Here is draft data model, or database schema. This is a "relationship view" from Microsoft Access. I am prototyping the database in Microsoft Access because it's easy. But the final database would be a MySQL database. The image below shows the general structure but is too small to read. To see the details, see the data model in this PDF file. There are four main data entities or elements in this data model. These are described below, where the numbers in the list correspond to the red numbers shown on the diagram:

  1. data element file: a file or set of files representing one file or storage format of a particular data element (see below)
  2. data element: a data "unit" that may be made up of multiple files, such as a GIS shape file. It may include multiple sets of files for different formats, such as a GIS theme in two different formats together with their corresponding metadata. These are files that represent the same thing and are basically in the same structure.

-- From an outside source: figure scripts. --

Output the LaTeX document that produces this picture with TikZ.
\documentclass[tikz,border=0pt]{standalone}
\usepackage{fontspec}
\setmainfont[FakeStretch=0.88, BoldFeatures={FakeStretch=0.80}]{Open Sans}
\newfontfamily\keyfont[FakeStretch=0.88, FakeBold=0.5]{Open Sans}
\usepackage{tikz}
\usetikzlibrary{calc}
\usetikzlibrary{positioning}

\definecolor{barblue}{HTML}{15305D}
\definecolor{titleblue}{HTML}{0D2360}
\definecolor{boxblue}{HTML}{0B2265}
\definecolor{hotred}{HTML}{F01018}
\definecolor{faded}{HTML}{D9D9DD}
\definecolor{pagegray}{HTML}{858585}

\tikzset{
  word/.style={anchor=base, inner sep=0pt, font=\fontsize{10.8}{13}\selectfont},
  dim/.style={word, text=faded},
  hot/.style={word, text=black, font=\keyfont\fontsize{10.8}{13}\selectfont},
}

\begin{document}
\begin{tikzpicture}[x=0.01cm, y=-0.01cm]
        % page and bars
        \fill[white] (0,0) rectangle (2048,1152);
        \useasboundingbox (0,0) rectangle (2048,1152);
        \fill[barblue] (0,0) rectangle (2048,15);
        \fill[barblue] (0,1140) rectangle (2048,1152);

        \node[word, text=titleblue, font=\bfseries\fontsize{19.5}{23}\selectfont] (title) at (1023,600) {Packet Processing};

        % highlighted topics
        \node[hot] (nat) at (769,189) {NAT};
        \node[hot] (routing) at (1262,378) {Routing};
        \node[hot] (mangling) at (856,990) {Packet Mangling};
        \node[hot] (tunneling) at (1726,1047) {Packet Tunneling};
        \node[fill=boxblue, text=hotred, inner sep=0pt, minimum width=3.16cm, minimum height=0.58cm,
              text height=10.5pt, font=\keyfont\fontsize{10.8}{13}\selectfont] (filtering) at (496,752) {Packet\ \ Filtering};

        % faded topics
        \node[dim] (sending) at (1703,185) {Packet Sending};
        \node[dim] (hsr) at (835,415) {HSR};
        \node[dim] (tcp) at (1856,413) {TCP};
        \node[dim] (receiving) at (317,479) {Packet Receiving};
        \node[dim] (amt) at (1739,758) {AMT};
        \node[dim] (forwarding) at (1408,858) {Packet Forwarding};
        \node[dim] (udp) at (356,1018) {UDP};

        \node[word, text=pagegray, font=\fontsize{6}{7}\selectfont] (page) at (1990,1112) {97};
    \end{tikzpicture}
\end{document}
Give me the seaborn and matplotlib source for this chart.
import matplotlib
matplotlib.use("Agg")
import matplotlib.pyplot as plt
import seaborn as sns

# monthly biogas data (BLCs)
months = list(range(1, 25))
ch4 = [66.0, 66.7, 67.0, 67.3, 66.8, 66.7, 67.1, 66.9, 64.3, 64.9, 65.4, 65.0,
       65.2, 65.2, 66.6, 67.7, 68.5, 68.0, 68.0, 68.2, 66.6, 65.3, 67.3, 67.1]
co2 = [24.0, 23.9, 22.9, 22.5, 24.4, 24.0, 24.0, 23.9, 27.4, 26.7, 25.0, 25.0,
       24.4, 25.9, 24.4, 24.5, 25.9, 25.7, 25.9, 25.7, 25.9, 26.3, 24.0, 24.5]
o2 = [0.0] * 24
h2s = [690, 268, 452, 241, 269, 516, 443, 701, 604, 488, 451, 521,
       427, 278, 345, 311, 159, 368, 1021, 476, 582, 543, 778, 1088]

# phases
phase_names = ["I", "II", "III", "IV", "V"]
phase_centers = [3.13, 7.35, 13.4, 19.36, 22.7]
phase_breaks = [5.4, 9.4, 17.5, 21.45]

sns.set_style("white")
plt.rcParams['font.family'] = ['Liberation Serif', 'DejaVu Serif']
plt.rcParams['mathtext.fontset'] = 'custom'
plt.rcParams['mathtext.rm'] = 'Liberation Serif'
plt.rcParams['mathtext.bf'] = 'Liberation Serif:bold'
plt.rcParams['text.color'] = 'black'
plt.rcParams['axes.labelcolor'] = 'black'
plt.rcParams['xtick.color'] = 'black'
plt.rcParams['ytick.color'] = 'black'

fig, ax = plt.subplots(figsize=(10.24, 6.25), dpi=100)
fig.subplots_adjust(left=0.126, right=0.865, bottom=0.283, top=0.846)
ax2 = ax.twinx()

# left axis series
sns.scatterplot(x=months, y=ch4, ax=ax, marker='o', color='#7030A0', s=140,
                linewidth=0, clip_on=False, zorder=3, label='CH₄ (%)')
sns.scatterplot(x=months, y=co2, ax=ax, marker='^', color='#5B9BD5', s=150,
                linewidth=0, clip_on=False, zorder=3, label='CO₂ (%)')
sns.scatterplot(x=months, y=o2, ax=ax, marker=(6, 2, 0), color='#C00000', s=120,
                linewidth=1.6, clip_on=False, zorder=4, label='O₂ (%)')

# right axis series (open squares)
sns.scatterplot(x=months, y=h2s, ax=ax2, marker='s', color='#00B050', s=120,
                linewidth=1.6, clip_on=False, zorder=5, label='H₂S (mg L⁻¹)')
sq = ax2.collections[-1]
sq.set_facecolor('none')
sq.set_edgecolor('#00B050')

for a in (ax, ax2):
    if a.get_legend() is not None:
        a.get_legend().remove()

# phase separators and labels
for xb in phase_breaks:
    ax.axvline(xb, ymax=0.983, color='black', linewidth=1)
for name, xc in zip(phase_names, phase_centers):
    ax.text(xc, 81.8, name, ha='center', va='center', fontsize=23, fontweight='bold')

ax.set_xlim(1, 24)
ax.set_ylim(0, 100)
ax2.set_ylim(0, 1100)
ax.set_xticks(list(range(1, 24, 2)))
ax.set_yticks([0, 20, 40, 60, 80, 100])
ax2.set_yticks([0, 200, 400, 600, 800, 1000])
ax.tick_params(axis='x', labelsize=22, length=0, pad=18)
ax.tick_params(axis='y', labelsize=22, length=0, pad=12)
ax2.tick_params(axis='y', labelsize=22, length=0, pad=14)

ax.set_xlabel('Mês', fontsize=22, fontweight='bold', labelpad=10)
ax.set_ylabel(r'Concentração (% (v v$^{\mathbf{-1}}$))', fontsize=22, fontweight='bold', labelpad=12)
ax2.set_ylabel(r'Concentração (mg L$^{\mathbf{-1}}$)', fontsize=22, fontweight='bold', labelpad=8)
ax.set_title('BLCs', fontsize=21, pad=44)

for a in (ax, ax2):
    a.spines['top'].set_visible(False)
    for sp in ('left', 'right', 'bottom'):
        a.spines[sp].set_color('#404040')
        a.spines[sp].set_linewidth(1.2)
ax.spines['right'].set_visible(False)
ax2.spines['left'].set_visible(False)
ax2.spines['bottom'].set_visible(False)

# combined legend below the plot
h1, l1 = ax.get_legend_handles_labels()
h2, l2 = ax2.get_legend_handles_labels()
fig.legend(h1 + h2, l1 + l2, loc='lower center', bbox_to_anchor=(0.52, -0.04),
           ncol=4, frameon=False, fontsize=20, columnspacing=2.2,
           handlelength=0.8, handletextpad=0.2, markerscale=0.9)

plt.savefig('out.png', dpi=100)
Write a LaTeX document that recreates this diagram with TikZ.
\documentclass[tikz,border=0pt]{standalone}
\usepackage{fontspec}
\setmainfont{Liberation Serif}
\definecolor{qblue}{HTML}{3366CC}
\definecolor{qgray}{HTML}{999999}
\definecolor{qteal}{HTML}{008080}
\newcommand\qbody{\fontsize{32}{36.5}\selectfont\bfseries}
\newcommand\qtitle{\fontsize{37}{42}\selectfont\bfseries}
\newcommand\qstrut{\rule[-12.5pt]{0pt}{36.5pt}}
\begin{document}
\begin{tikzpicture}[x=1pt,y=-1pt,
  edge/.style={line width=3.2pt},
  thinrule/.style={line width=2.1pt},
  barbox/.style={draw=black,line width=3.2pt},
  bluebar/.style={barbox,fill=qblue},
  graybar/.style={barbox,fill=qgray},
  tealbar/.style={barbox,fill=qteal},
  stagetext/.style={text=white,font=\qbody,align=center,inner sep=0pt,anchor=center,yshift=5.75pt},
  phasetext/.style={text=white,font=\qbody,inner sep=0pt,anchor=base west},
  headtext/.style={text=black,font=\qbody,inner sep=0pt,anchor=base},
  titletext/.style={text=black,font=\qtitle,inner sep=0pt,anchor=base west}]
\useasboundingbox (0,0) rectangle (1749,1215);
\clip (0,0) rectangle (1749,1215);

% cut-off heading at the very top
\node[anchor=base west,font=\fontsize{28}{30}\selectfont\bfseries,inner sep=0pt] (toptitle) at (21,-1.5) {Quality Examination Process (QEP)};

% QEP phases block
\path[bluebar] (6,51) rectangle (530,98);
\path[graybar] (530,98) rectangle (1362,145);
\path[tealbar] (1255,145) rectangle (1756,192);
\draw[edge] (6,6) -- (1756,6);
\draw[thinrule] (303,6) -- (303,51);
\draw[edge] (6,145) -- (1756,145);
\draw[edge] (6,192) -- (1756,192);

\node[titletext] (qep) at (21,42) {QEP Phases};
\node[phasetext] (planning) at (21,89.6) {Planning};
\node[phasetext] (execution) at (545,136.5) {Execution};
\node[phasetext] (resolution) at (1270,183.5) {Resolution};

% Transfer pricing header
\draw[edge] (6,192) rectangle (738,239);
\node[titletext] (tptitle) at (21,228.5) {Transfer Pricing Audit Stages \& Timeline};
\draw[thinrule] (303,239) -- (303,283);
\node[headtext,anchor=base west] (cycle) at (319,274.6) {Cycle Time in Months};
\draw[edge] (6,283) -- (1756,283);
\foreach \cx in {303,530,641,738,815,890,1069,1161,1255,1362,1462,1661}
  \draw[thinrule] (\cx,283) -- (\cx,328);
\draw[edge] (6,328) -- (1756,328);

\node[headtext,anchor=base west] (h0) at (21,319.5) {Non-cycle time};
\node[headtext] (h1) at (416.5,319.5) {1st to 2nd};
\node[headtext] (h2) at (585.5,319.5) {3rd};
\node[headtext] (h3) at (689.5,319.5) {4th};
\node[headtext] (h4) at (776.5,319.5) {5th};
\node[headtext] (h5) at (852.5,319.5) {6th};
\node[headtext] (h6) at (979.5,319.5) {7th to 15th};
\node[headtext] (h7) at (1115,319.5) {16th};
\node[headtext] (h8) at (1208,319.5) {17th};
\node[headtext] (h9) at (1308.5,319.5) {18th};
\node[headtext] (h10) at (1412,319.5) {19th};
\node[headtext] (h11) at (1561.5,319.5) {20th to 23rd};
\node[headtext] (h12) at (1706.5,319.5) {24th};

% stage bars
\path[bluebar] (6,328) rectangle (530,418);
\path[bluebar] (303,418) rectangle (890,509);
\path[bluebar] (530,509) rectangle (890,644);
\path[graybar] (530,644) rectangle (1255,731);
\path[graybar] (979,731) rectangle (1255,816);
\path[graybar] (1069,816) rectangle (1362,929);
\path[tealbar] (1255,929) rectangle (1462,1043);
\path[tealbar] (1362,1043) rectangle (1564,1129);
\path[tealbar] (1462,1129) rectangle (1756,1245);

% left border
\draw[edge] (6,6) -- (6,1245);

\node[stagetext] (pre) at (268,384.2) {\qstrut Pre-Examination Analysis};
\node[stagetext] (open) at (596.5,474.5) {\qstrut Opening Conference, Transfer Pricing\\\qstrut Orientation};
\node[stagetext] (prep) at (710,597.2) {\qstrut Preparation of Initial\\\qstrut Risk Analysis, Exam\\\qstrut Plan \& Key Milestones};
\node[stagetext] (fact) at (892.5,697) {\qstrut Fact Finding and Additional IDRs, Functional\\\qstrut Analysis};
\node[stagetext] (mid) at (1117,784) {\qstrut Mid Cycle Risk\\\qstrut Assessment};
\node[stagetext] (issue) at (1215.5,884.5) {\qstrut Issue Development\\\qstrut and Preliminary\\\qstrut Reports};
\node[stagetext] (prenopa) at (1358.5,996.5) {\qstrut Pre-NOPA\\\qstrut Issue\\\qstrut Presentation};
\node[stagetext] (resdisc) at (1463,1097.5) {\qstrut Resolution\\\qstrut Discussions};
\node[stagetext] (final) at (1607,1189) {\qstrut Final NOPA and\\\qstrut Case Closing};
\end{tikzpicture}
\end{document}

  3. data set: a logical collection of data elements; for example, a GIS file and an associated table of information. Or GIS file of rainfall gages, and associated tables holding the rain data daily time series
  4. category: hiearchical thematic categories, such as environment > geology > tectonics, to organize the data sets

In addition to these data entities, there are several "look up tables" that hold the allowable values for a particular categories. For example, data license type, data steward, and file format. Also, tables that end in "_lang" allow us to store names of the last three main entities in different languages, for multilingual querying and displayl; the table "language" holds a list of the supported languages.